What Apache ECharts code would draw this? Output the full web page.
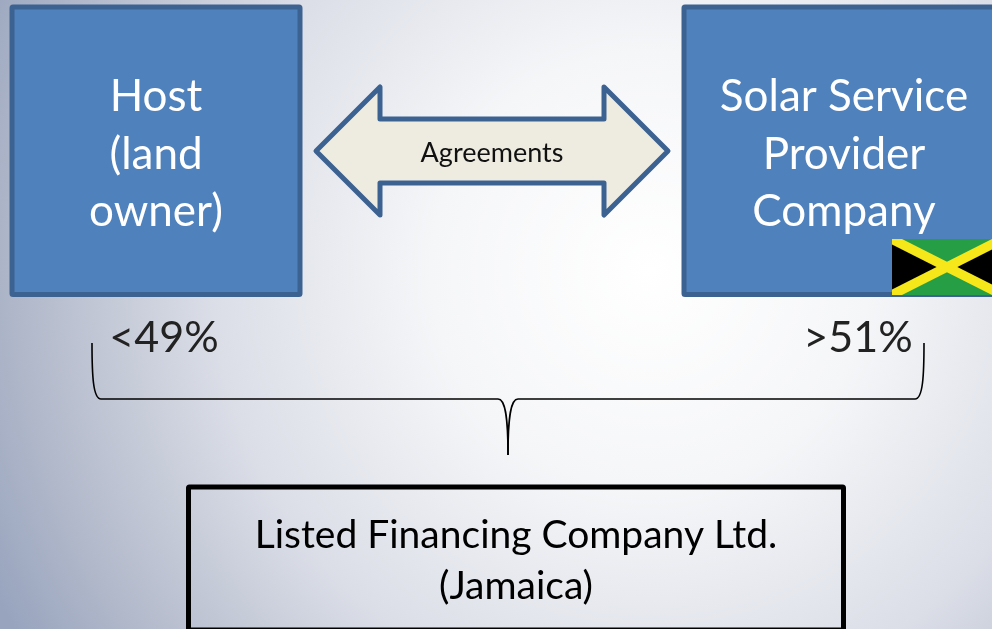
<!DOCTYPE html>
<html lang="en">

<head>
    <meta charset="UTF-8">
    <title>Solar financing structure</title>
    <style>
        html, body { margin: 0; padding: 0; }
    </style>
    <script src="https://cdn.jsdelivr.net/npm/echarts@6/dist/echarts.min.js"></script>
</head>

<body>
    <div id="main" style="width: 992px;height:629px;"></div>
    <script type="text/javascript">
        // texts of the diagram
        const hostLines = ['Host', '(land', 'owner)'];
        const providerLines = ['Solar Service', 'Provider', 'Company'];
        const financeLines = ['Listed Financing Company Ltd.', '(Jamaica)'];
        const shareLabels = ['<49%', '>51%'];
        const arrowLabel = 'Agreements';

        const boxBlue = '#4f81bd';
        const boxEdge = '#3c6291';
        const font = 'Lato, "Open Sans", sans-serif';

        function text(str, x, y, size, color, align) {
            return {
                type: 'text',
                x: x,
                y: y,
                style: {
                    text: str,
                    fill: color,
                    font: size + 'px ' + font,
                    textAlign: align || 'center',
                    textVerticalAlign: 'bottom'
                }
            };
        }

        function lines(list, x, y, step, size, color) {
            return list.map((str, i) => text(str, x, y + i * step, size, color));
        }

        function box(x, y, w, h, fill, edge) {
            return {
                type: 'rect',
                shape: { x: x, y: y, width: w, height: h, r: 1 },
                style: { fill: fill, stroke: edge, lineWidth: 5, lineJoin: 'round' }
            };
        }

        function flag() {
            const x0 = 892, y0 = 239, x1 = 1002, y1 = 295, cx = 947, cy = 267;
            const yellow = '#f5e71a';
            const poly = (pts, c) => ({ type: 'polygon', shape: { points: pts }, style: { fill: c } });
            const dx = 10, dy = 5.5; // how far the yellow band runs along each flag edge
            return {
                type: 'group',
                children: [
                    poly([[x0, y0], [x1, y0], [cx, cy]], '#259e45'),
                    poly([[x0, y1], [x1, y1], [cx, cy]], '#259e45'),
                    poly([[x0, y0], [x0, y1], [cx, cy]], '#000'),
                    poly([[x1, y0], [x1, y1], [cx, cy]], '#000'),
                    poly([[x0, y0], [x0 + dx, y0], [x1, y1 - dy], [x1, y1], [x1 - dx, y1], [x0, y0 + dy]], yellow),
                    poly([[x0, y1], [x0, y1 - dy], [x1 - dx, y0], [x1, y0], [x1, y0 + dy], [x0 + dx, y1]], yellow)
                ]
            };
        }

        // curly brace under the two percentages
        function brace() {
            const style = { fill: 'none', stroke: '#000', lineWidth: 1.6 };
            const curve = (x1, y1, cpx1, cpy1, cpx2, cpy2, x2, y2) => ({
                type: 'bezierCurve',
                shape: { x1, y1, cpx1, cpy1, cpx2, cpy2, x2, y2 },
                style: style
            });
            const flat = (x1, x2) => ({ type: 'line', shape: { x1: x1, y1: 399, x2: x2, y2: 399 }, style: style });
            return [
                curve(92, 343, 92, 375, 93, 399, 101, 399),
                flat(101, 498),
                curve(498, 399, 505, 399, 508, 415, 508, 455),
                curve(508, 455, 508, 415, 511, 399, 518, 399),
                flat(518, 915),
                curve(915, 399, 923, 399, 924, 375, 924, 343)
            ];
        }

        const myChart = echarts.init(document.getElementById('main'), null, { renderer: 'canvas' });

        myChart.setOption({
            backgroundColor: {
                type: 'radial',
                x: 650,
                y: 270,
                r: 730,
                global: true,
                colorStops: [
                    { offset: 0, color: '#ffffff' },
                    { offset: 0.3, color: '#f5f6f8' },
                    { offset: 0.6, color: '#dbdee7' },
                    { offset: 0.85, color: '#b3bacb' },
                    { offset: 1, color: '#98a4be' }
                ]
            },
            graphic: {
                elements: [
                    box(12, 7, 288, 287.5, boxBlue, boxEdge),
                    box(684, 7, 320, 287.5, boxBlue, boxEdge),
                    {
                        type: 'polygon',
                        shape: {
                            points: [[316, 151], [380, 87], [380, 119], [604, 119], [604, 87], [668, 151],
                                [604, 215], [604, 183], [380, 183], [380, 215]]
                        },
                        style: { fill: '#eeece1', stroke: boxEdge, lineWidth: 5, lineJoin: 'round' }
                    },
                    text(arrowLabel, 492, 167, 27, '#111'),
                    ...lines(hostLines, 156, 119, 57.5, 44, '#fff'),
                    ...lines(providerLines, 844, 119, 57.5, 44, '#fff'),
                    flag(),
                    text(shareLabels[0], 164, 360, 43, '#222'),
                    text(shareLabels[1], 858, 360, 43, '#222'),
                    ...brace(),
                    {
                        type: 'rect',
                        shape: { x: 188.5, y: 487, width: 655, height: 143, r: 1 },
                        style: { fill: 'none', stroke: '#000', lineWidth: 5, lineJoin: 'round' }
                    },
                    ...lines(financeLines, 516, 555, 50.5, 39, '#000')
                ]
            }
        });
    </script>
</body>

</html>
• • •
◆ TASK STATEMENT
Leave every image out, and retype the material exactly.

◆ FINISHED ANSWER
What Apache ECharts code would draw this? Output the full web page.
<!DOCTYPE html>
<html lang="en">

<head>
    <meta charset="UTF-8">
    <title>Solar financing structure</title>
    <style>
        html, body { margin: 0; padding: 0; }
    </style>
    <script src="https://cdn.jsdelivr.net/npm/echarts@6/dist/echarts.min.js"></script>
</head>

<body>
    <div id="main" style="width: 992px;height:629px;"></div>
    <script type="text/javascript">
        // texts of the diagram
        const hostLines = ['Host', '(land', 'owner)'];
        const providerLines = ['Solar Service', 'Provider', 'Company'];
        const financeLines = ['Listed Financing Company Ltd.', '(Jamaica)'];
        const shareLabels = ['<49%', '>51%'];
        const arrowLabel = 'Agreements';

        const boxBlue = '#4f81bd';
        const boxEdge = '#3c6291';
        const font = 'Lato, "Open Sans", sans-serif';

        function text(str, x, y, size, color, align) {
            return {
                type: 'text',
                x: x,
                y: y,
                style: {
                    text: str,
                    fill: color,
                    font: size + 'px ' + font,
                    textAlign: align || 'center',
                    textVerticalAlign: 'bottom'
                }
            };
        }

        function lines(list, x, y, step, size, color) {
            return list.map((str, i) => text(str, x, y + i * step, size, color));
        }

        function box(x, y, w, h, fill, edge) {
            return {
                type: 'rect',
                shape: { x: x, y: y, width: w, height: h, r: 1 },
                style: { fill: fill, stroke: edge, lineWidth: 5, lineJoin: 'round' }
            };
        }

        function flag() {
            const x0 = 892, y0 = 239, x1 = 1002, y1 = 295, cx = 947, cy = 267;
            const yellow = '#f5e71a';
            const poly = (pts, c) => ({ type: 'polygon', shape: { points: pts }, style: { fill: c } });
            const dx = 10, dy = 5.5; // how far the yellow band runs along each flag edge
            return {
                type: 'group',
                children: [
                    poly([[x0, y0], [x1, y0], [cx, cy]], '#259e45'),
                    poly([[x0, y1], [x1, y1], [cx, cy]], '#259e45'),
                    poly([[x0, y0], [x0, y1], [cx, cy]], '#000'),
                    poly([[x1, y0], [x1, y1], [cx, cy]], '#000'),
                    poly([[x0, y0], [x0 + dx, y0], [x1, y1 - dy], [x1, y1], [x1 - dx, y1], [x0, y0 + dy]], yellow),
                    poly([[x0, y1], [x0, y1 - dy], [x1 - dx, y0], [x1, y0], [x1, y0 + dy], [x0 + dx, y1]], yellow)
                ]
            };
        }

        // curly brace under the two percentages
        function brace() {
            const style = { fill: 'none', stroke: '#000', lineWidth: 1.6 };
            const curve = (x1, y1, cpx1, cpy1, cpx2, cpy2, x2, y2) => ({
                type: 'bezierCurve',
                shape: { x1, y1, cpx1, cpy1, cpx2, cpy2, x2, y2 },
                style: style
            });
            const flat = (x1, x2) => ({ type: 'line', shape: { x1: x1, y1: 399, x2: x2, y2: 399 }, style: style });
            return [
                curve(92, 343, 92, 375, 93, 399, 101, 399),
                flat(101, 498),
                curve(498, 399, 505, 399, 508, 415, 508, 455),
                curve(508, 455, 508, 415, 511, 399, 518, 399),
                flat(518, 915),
                curve(915, 399, 923, 399, 924, 375, 924, 343)
            ];
        }

        const myChart = echarts.init(document.getElementById('main'), null, { renderer: 'canvas' });

        myChart.setOption({
            backgroundColor: {
                type: 'radial',
                x: 650,
                y: 270,
                r: 730,
                global: true,
                colorStops: [
                    { offset: 0, color: '#ffffff' },
                    { offset: 0.3, color: '#f5f6f8' },
                    { offset: 0.6, color: '#dbdee7' },
                    { offset: 0.85, color: '#b3bacb' },
                    { offset: 1, color: '#98a4be' }
                ]
            },
            graphic: {
                elements: [
                    box(12, 7, 288, 287.5, boxBlue, boxEdge),
                    box(684, 7, 320, 287.5, boxBlue, boxEdge),
                    {
                        type: 'polygon',
                        shape: {
                            points: [[316, 151], [380, 87], [380, 119], [604, 119], [604, 87], [668, 151],
                                [604, 215], [604, 183], [380, 183], [380, 215]]
                        },
                        style: { fill: '#eeece1', stroke: boxEdge, lineWidth: 5, lineJoin: 'round' }
                    },
                    text(arrowLabel, 492, 167, 27, '#111'),
                    ...lines(hostLines, 156, 119, 57.5, 44, '#fff'),
                    ...lines(providerLines, 844, 119, 57.5, 44, '#fff'),
                    flag(),
                    text(shareLabels[0], 164, 360, 43, '#222'),
                    text(shareLabels[1], 858, 360, 43, '#222'),
                    ...brace(),
                    {
                        type: 'rect',
                        shape: { x: 188.5, y: 487, width: 655, height: 143, r: 1 },
                        style: { fill: 'none', stroke: '#000', lineWidth: 5, lineJoin: 'round' }
                    },
                    ...lines(financeLines, 516, 555, 50.5, 39, '#000')
                ]
            }
        });
    </script>
</body>

</html>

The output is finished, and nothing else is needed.